Kevin (Razy) travaille pour la même maison que Rachid (Kassim) !
- Petite jalousie entre collègues employés de l’Oligarchie
Une image sur une couverture. Et là, Kevin saisirait peut-être qu’un montage monstrueux à tous points de vue est en cours, qui implique des « services » commanditaires, et des soldats aveugles, aveuglés par la haine, le captagon et l’intoxication. Cela éviterait à Rachid de faire la morale à un fantôme devant un public conquis. Oui mais voilà, quand on est passé du « bon » côté de la barrière, celui des commanditaires – et donc de Daech, qui sert les intérêts de l’oligarchie américano-sioniste –, il ne reste plus que l’indignation manichéenne, avec quelques grammes d’humour Jamel Communautary Club, histoire d’enrôler les jeunes en demande d’explications.
Kevin, dans 10 ans, quand le Système l’aura jeté, comprendra qu’il a fait exactement ce que font les petits soldats de Daech pour l’oligarchie : le sale boulot.
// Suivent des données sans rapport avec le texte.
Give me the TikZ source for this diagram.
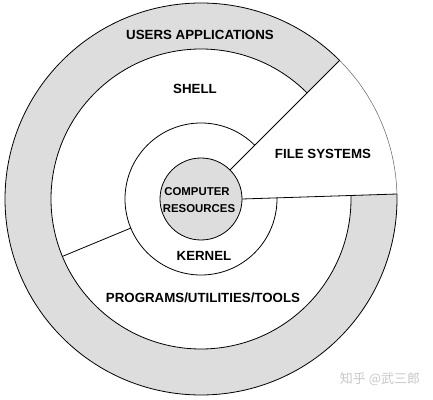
\documentclass[tikz,border=0pt]{standalone}
\usepackage{fontspec}
\setmainfont{Liberation Sans}
\newfontfamily\cjk{Noto Sans CJK SC}
\usetikzlibrary{calc}
\definecolor{ringgray}{RGB}{221,221,221}
\definecolor{wmgray}{RGB}{200,200,200}
\begin{document}
\begin{tikzpicture}[x=1pt,y=1pt,
  lbl/.style={font=\bfseries\fontsize{13.3}{15}\selectfont, inner sep=0pt, text depth=0pt},
  small/.style={font=\bfseries\fontsize{11.4}{13}\selectfont, inner sep=0pt, text depth=0pt},
  ln/.style={line width=0.8pt, draw=black}]
\useasboundingbox (0,0) rectangle (433,399);
\fill[white] (0,0) rectangle (433,399);
\coordinate (C) at (201,200);
\coordinate (up1) at ($(C)+(45:41)$);
\coordinate (up2) at ($(C)+(45:196)$);
\coordinate (lo1) at ($(C)+(0:41)$);
\coordinate (lo2) at ($(C)+(1.46:196)$);
\coordinate (lf1) at ($(C)+(202.5:76)$);
\coordinate (lf2) at ($(C)+(202.5:150)$);
% gray outer ring
\fill[ringgray, even odd rule] (C) circle[radius=196] (C) circle[radius=150];
% file systems wedge
\fill[white] (up1) -- (up2) arc[start angle=45, end angle=1.46, radius=196] -- (lo1) arc[start angle=0, end angle=45, radius=41] -- cycle;
% outer circle
\draw[line width=0.5pt, draw=black!60] (lo2) arc[start angle=1.46, end angle=45, radius=196];
\draw[ln] (up2) arc[start angle=45, end angle=361.46, radius=196];
% shell circle
\draw[ln] ($(C)+(45:150)$) arc[start angle=45, end angle=361.3, radius=150];
% kernel circle
\draw[ln] ($(C)+(45:76)$) arc[start angle=45, end angle=360.85, radius=76];
% core
\draw[ln, fill=ringgray] (C) circle[radius=41];
% dividers
\draw[ln] (up1) -- (up2);
\draw[ln] (lo1) -- (lo2);
\draw[ln] (lf1) -- (lf2);
% labels
\node[lbl] (users) at (200,364) {USERS APPLICATIONS};
\node[lbl] (shell) at (195,310) {SHELL};
\node[lbl] (files) at (323,245) {FILE SYSTEMS};
\node[small] (comp) at (197,207) {COMPUTER};
\node[small] (res) at (199,190) {RESOURCES};
\node[lbl] (kernel) at (204,143) {KERNEL};
\node[lbl] (prog) at (203,101) {PROGRAMS/UTILITIES/TOOLS};
\node[font=\cjk\fontsize{13}{15}\selectfont, text=wmgray, inner sep=0pt] (wm) at (380,20) {知乎 @武三郎};
\end{tikzpicture}
\end{document}
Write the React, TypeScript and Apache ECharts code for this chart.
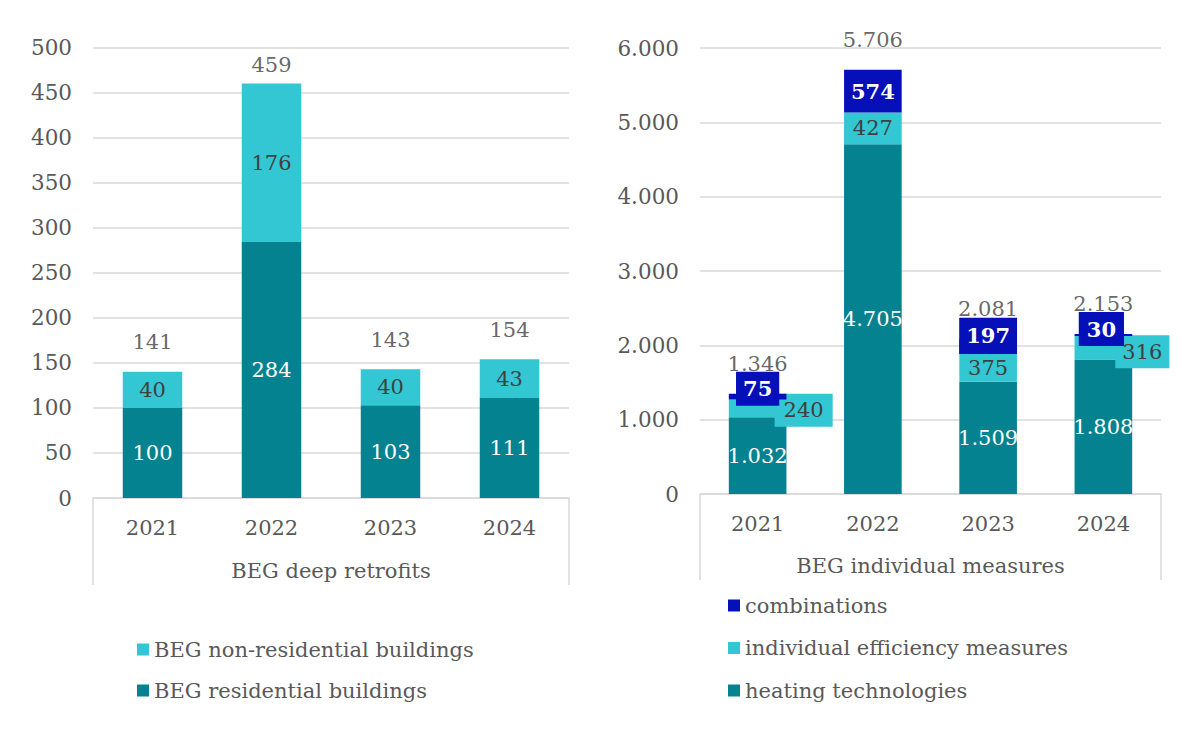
import React, { useEffect, useRef } from "react";
import * as echarts from "echarts";

// ---- data ----
const CATEGORIES = ["2021", "2022", "2023", "2024"];

const DEEP_RESIDENTIAL = [100, 284, 103, 111];
const DEEP_NON_RESIDENTIAL = [40, 176, 40, 43];
const DEEP_TOTAL = [141, 459, 143, 154];

const IND_HEATING = [1032, 4705, 1509, 1808];
const IND_EFFICIENCY = [240, 427, 375, 316];
const IND_COMBINATIONS = [75, 574, 197, 30];
const IND_TOTAL = [1346, 5706, 2081, 2153];

const LEFT_AXIS = { min: 0, max: 500, interval: 50 };
const RIGHT_AXIS = { min: 0, max: 6000, interval: 1000 };

const NAME_RES = "BEG residential buildings";
const NAME_NONRES = "BEG non-residential buildings";
const NAME_HEAT = "heating technologies";
const NAME_EFF = "individual efficiency measures";
const NAME_COMB = "combinations";

// ---- styles ----
const FONT = "'DejaVu Serif', Georgia, serif";
const TEAL = "#04828F";
const CYAN = "#33C6D3";
const BLUE = "#0510B8";
const GRID_C = "#d9d9d9";
const AXIS_TXT = "#595959";
const DARK_TXT = "#404040";

const G0 = { left: 93, top: 47.5, width: 476, height: 450.5 };
const G1 = { left: 700, top: 48, width: 461, height: 446 };

// label placement tweaks (style only, index-aligned)
const EFF_LABEL_STYLE: any[] = [
  { offset: [46, 2], backgroundColor: CYAN, padding: [6, 9, 6, 9] },
  null,
  null,
  { offset: [39, 4], backgroundColor: CYAN, padding: [6, 7, 6, 7] },
];
const COMB_LABEL_STYLE: any[] = [
  { offset: [0, -8], backgroundColor: BLUE, padding: [7, 7, 6, 7] },
  null,
  { offset: [0, -11], backgroundColor: BLUE, padding: [8, 7, 7, 7] },
  { offset: [-2, -6], backgroundColor: BLUE, padding: [7, 8, 6, 8] },
];
const DEEP_TOTAL_DIST = [18, 8, 18, 18];

const fmt = (v: number) =>
  String(Math.round(v)).replace(/\B(?=(\d{3})+(?!\d))/g, ".");

function withLabels(values: number[], styles: any[]) {
  return values.map((v, i) =>
    styles[i] ? { value: v, label: styles[i] } : { value: v }
  );
}

export default function App() {
  const ref = useRef<HTMLDivElement>(null);

  useEffect(() => {
    if (!ref.current) return;
    const chart = echarts.init(ref.current, null, { renderer: "svg" });

    const labelBase = {
      show: true,
      position: "inside",
      fontFamily: FONT,
      fontSize: 21,
      lineHeight: 21,
      formatter: (p: any) => fmt(p.value),
    };

    const xAxisBase = (gridIndex: number, name: string, gap: number) => ({
      type: "category",
      gridIndex,
      data: CATEGORIES,
      name,
      nameLocation: "middle",
      nameGap: gap,
      nameTextStyle: { fontFamily: FONT, fontSize: 21, color: AXIS_TXT },
      axisLine: { show: true, lineStyle: { color: GRID_C, width: 1.5 } },
      axisTick: { show: false },
      axisLabel: {
        fontFamily: FONT,
        fontSize: 21,
        color: AXIS_TXT,
        margin: 19,
      },
    });

    const yAxisBase = (gridIndex: number, ax: any) => ({
      type: "value",
      gridIndex,
      min: ax.min,
      max: ax.max,
      interval: ax.interval,
      axisLine: { show: false },
      axisTick: { show: false },
      splitLine: { lineStyle: { color: GRID_C, width: 1.5 } },
      axisLabel: {
        fontFamily: FONT,
        fontSize: 21.5,
        color: AXIS_TXT,
        margin: 21,
        formatter: (v: number) => fmt(v),
      },
    });

    const boxLine = (x: number, y1: number, y2: number) => ({
      type: "line",
      shape: { x1: x, y1, x2: x, y2 },
      style: { stroke: GRID_C, lineWidth: 1.5 },
      silent: true,
    });

    const b0 = G0.top + G0.height;
    const b1 = G1.top + G1.height;

    const legendText = {
      fontFamily: FONT,
      fontSize: 21,
      lineHeight: 21,
      color: AXIS_TXT,
    };

    const option: any = {
      animation: false,
      backgroundColor: "#ffffff",
      textStyle: { fontFamily: FONT },
      grid: [
        { ...G0, containLabel: false },
        { ...G1, containLabel: false },
      ],
      xAxis: [
        xAxisBase(0, "BEG deep retrofits", 62),
        xAxisBase(1, "BEG individual measures", 61),
      ],
      yAxis: [yAxisBase(0, LEFT_AXIS), yAxisBase(1, RIGHT_AXIS)],
      legend: [
        {
          data: [NAME_NONRES, NAME_RES],
          orient: "vertical",
          left: 132,
          top: 634,
          icon: "rect",
          itemWidth: 12,
          itemHeight: 12,
          itemGap: 20,
          textStyle: legendText,
        },
        {
          data: [NAME_COMB, NAME_EFF, NAME_HEAT],
          orient: "vertical",
          left: 723,
          top: 590,
          icon: "rect",
          itemWidth: 12,
          itemHeight: 12,
          itemGap: 21.5,
          textStyle: legendText,
        },
      ],
      graphic: [
        boxLine(G0.left, b0, 585),
        boxLine(G0.left + G0.width, b0, 585),
        boxLine(G1.left, b1, 580),
        boxLine(G1.left + G1.width, b1, 580),
      ],
      series: [
        {
          name: NAME_RES,
          type: "bar",
          stack: "deep",
          xAxisIndex: 0,
          yAxisIndex: 0,
          barWidth: "50%",
          z: 3,
          itemStyle: { color: TEAL },
          label: { ...labelBase, color: "#ffffff" },
          data: DEEP_RESIDENTIAL,
        },
        {
          name: NAME_NONRES,
          type: "bar",
          stack: "deep",
          xAxisIndex: 0,
          yAxisIndex: 0,
          barWidth: "50%",
          z: 3,
          itemStyle: { color: CYAN },
          label: { ...labelBase, color: DARK_TXT },
          data: DEEP_NON_RESIDENTIAL,
        },
        {
          name: "deep total",
          type: "scatter",
          xAxisIndex: 0,
          yAxisIndex: 0,
          symbolSize: 1,
          z: 2,
          silent: true,
          itemStyle: { color: "rgba(0,0,0,0)" },
          label: {
            show: true,
            position: "top",
            fontFamily: FONT,
            fontSize: 21,
            lineHeight: 21,
            color: DARK_TXT,
            formatter: (p: any) => fmt(p.value),
          },
          data: DEEP_TOTAL.map((v, i) => ({
            value: v,
            label: { distance: DEEP_TOTAL_DIST[i] },
          })),
        },
        {
          name: NAME_HEAT,
          type: "bar",
          stack: "ind",
          xAxisIndex: 1,
          yAxisIndex: 1,
          barWidth: "50%",
          z: 3,
          itemStyle: { color: TEAL },
          label: { ...labelBase, color: "#ffffff" },
          data: IND_HEATING,
        },
        {
          name: NAME_EFF,
          type: "bar",
          stack: "ind",
          xAxisIndex: 1,
          yAxisIndex: 1,
          barWidth: "50%",
          z: 3,
          itemStyle: { color: CYAN },
          label: { ...labelBase, color: DARK_TXT },
          data: withLabels(IND_EFFICIENCY, EFF_LABEL_STYLE),
        },
        {
          name: NAME_COMB,
          type: "bar",
          stack: "ind",
          xAxisIndex: 1,
          yAxisIndex: 1,
          barWidth: "50%",
          z: 4,
          itemStyle: { color: BLUE },
          label: { ...labelBase, color: "#ffffff", fontWeight: "bold" },
          data: withLabels(IND_COMBINATIONS, COMB_LABEL_STYLE),
        },
        {
          name: "ind total",
          type: "scatter",
          xAxisIndex: 1,
          yAxisIndex: 1,
          symbolSize: 1,
          z: 2,
          silent: true,
          itemStyle: { color: "rgba(0,0,0,0)" },
          label: {
            show: true,
            position: "top",
            distance: 19,
            fontFamily: FONT,
            fontSize: 21,
            lineHeight: 21,
            color: DARK_TXT,
            formatter: (p: any) => fmt(p.value),
          },
          data: IND_TOTAL,
        },
      ],
    };

    chart.setOption(option);
    return () => chart.dispose();
  }, []);

  return (
    <div
      ref={ref}
      style={{
        position: "absolute",
        left: 0,
        top: 0,
        width: 1200,
        height: 735,
        background: "#fff",
      }}
    />
  );
}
Certes, les choses sont plus simples et moins douloureuses quand on adhère à la légende officielle. On sépare les bons des méchants, les bons étant ceux qui nous racontent l’histoire, leur histoire, la bonne histoire. Et quand les figures raconteuses d’histoires sont usées (les médiateurs mainstream), le Système va pêcher de nouvelles têtes pas encore décrédibilisées. Mais qui se décrédibiliseront encore plus vite que les anciennes, à cause de la puissance de la lucidité internetique. Le sucre de la propagande se dissout à vitesse grand V sous la langue de la vérité.